[seqfan] Re: "Suggested Projects" page on the wiki

Charles Greathouse charles.greathouse at case.edu
Fri Oct 28 15:28:48 CEST 2011

> Also, memory has gotten much cheaper, but it still isn't free and unlimited.

Right.  Bandwidth is probably the scarcer resource: although we could
afford a hard drive array large enough to have a b-file for every
sequence (stopping at 10,000 terms, when no more terms are known, or
when the next term would have more than a thousand digits -- probably
a few TB) actually transferring more than a tiny sliver of a percent
of them would no doubt suck up all of our capacity.  Just think of how
much bigger b-files are than sequences!

Charles Greathouse
Case Western Reserve University

On Fri, Oct 28, 2011 at 1:58 AM,  <franktaw at netscape.net> wrote:
> I don't think we want to get too much into the OEIS computing things for us.
> That isn't its primary focus, and tools for which it is the primary focus
> are always going to be better at it.
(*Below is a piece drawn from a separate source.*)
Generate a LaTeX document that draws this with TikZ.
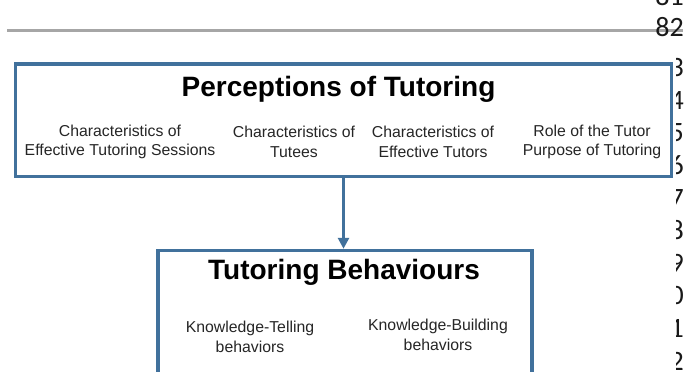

Beyond a certain point, you download
> the sequence into a tool like PARI or Mathematica, or even into a
> spreadsheet, and work with it there.
> Also, memory has gotten much cheaper, but it still isn't free and unlimited.
> Mathematics is one field of endeavor that can easily blow away any plausible
> computational limits.
> Franklin T. Adams-Watters
> -----Original Message-----
> From: Tom Duff <td at pixar.com>
> "T. D. Noe" <noe at sspectra.com> writes
>> As I said before, limits are a good thing when it comes
>> to b-files.  There are many reasons for this:
>> In general, every doubling of the b-file size cuts the
>> response time in half.  For many sequences, it is easy
>> to submit b-files with 10^6 terms.  Is seeing that many
>> terms good?  No, it is a waste of people's time to wait
>> for such a large file.  And you lose detail when you view
>> a file having more than about 10000 terms.
> There's no reason, other than sucking up more of Russ's valuable time,
> that oeis.org couldn't allow uploading of b-files of arbitrary
> length, but by default only deliver an initial subsequence, indicated,
> say by tweaking the b-file URL syntax.  For example A001235's
> b-file link is http://oeis.org/A001235/b001235.txt.  We could have
> http://oeis.org/A001235/b001235.txt?count=100 return just the first
> 100 terms, and present that URL as well wherever the b-file link is
> normally presented.  (And we could make compression optional, by something
> like http://oeis.org/A001235/b001235.txt?count=inf,compression=zip.  You
> can imagine tweaking this idea indefinitely. Formatting options? Arbitrary
> bases? Superseeker transformations?)
> --
> Tom Duff.  Probably does everything except what you want it to do.